Transcribe the material in full. Nothing should differ except that the pictures are left out.

## start Data block

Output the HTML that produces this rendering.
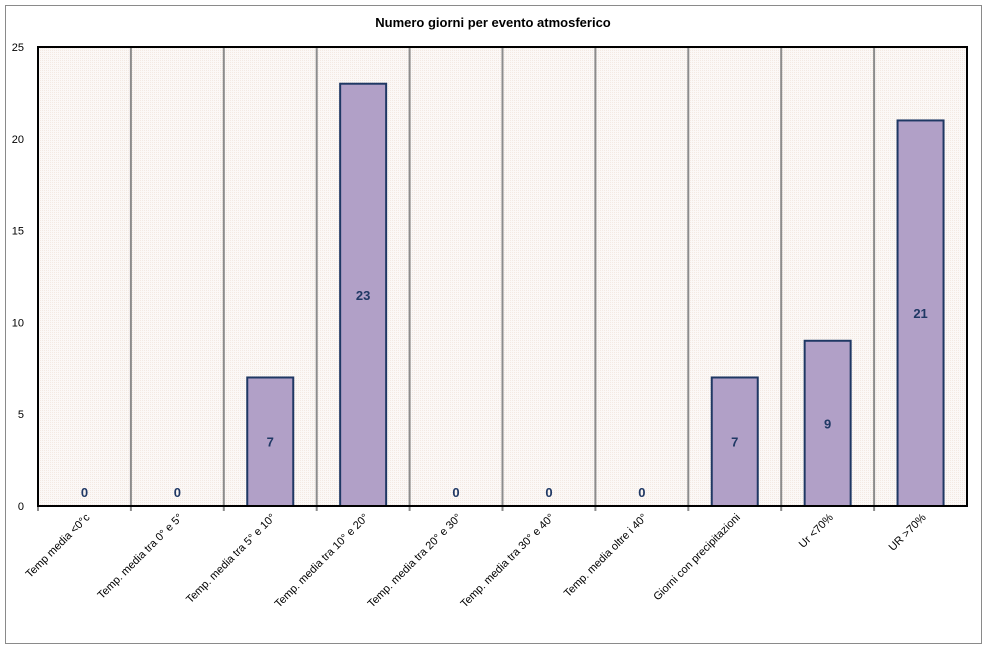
<!DOCTYPE html>
<html><head><meta charset="utf-8"><style>
body{margin:0;background:#fff;}
svg text{font-family:"Liberation Sans",Verdana,sans-serif;}
</style></head><body>
<svg id="chart" width="986" height="647" xmlns="http://www.w3.org/2000/svg">
<defs><pattern id="pat" width="2" height="2" patternUnits="userSpaceOnUse"><rect width="2" height="2" fill="#fbf8f6"/><rect width="1" height="1" fill="#f3e9e2"/></pattern></defs>
<rect x="5.5" y="5.5" width="976" height="638" fill="#fff" stroke="#8a8a8a"/>
<text x="493" y="27" text-anchor="middle" font-size="13" font-weight="bold">Numero giorni per evento atmosferico</text>
<rect x="38" y="47" width="929" height="459" fill="url(#pat)"/>
<g id="grid"></g><g id="bars"></g><g id="yaxis"></g><g id="xaxis"></g>
<rect x="38" y="47" width="929" height="459" fill="none" stroke="#000" stroke-width="2"/>
</svg>
<script>
const categories=["Temp media <0°c","Temp. media tra 0° e 5°","Temp. media tra 5° e 10°","Temp. media tra 10° e 20°","Temp. media tra 20° e 30°","Temp. media tra 30° e 40°","Temp. media oltre i 40°","Giorni con precipitazioni","Ur <70%","UR >70%"];
const values=[0,0,7,23,0,0,0,7,9,21];
const yTicks=[0,5,10,15,20,25];
const NS="http://www.w3.org/2000/svg";
const L=38,T=47,W=929,H=459,YMAX=25;
const bw=W/categories.length;
const y=v=>T+H-v/YMAX*H;
const x=i=>L+i*bw;
function mk(tag,at,parent){const e=document.createElementNS(NS,tag);for(const k in at)e.setAttribute(k,at[k]);document.getElementById(parent).appendChild(e);return e;}
for(let i=1;i<categories.length;i++){
 const l=mk('line',{x1:x(i),x2:x(i),y1:T,y2:T+H,stroke:'#8c8c8c','stroke-width':2},'grid');
 
 
}
values.forEach((v,i)=>{
 const cx=x(i)+bw/2;
 if(v>0){
  const r=mk('rect',{x:cx-23,y:y(v),width:46,height:y(0)-y(v),fill:'#b1a0c7',stroke:'#1f3864','stroke-width':2},'bars');
  
  
 }
 const ty=v>0?(y(v)+y(0))/2+5:497;
 const t=mk('text',{x:cx,y:ty,'text-anchor':'middle','font-size':13,'font-weight':'bold',fill:'#1f3864'},'bars');
 t.textContent=v;
 
 
 const tk=mk('line',{x1:x(i),x2:x(i),y1:T+H,y2:T+H+5,stroke:'#8c8c8c','stroke-width':2},'xaxis');
 
 
 const lb=mk('text',{x:cx+6,y:T+H+12,'text-anchor':'end','font-size':11,transform:`rotate(-45 ${cx+6} ${T+H+12})`},'xaxis');
 lb.textContent=categories[i];
 
 
});
const ax=mk('line',{x1:L,x2:L+W,y1:T+H,y2:T+H,stroke:'#8c8c8c','stroke-width':2},'xaxis');


yTicks.forEach(v=>{
 const t=mk('text',{x:24,y:y(v)+4,'text-anchor':'end','font-size':11},'yaxis');
 t.textContent=v;
 
 
});
</script>
</body></html>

## end Data block

#### [Solution]
Output the HTML that produces this rendering.
<!DOCTYPE html>
<html><head><meta charset="utf-8"><style>
body{margin:0;background:#fff;}
svg text{font-family:"Liberation Sans",Verdana,sans-serif;}
</style></head><body>
<svg id="chart" width="986" height="647" xmlns="http://www.w3.org/2000/svg">
<defs><pattern id="pat" width="2" height="2" patternUnits="userSpaceOnUse"><rect width="2" height="2" fill="#fbf8f6"/><rect width="1" height="1" fill="#f3e9e2"/></pattern></defs>
<rect x="5.5" y="5.5" width="976" height="638" fill="#fff" stroke="#8a8a8a"/>
<text x="493" y="27" text-anchor="middle" font-size="13" font-weight="bold">Numero giorni per evento atmosferico</text>
<rect x="38" y="47" width="929" height="459" fill="url(#pat)"/>
<g id="grid"></g><g id="bars"></g><g id="yaxis"></g><g id="xaxis"></g>
<rect x="38" y="47" width="929" height="459" fill="none" stroke="#000" stroke-width="2"/>
</svg>
<script>
const categories=["Temp media <0°c","Temp. media tra 0° e 5°","Temp. media tra 5° e 10°","Temp. media tra 10° e 20°","Temp. media tra 20° e 30°","Temp. media tra 30° e 40°","Temp. media oltre i 40°","Giorni con precipitazioni","Ur <70%","UR >70%"];
const values=[0,0,7,23,0,0,0,7,9,21];
const yTicks=[0,5,10,15,20,25];
const NS="http://www.w3.org/2000/svg";
const L=38,T=47,W=929,H=459,YMAX=25;
const bw=W/categories.length;
const y=v=>T+H-v/YMAX*H;
const x=i=>L+i*bw;
function mk(tag,at,parent){const e=document.createElementNS(NS,tag);for(const k in at)e.setAttribute(k,at[k]);document.getElementById(parent).appendChild(e);return e;}
for(let i=1;i<categories.length;i++){
 const l=mk('line',{x1:x(i),x2:x(i),y1:T,y2:T+H,stroke:'#8c8c8c','stroke-width':2},'grid');
 
 
}
values.forEach((v,i)=>{
 const cx=x(i)+bw/2;
 if(v>0){
  const r=mk('rect',{x:cx-23,y:y(v),width:46,height:y(0)-y(v),fill:'#b1a0c7',stroke:'#1f3864','stroke-width':2},'bars');
  
  
 }
 const ty=v>0?(y(v)+y(0))/2+5:497;
 const t=mk('text',{x:cx,y:ty,'text-anchor':'middle','font-size':13,'font-weight':'bold',fill:'#1f3864'},'bars');
 t.textContent=v;
 
 
 const tk=mk('line',{x1:x(i),x2:x(i),y1:T+H,y2:T+H+5,stroke:'#8c8c8c','stroke-width':2},'xaxis');
 
 
 const lb=mk('text',{x:cx+6,y:T+H+12,'text-anchor':'end','font-size':11,transform:`rotate(-45 ${cx+6} ${T+H+12})`},'xaxis');
 lb.textContent=categories[i];
 
 
});
const ax=mk('line',{x1:L,x2:L+W,y1:T+H,y2:T+H,stroke:'#8c8c8c','stroke-width':2},'xaxis');


yTicks.forEach(v=>{
 const t=mk('text',{x:24,y:y(v)+4,'text-anchor':'end','font-size':11},'yaxis');
 t.textContent=v;
 
 
});
</script>
</body></html>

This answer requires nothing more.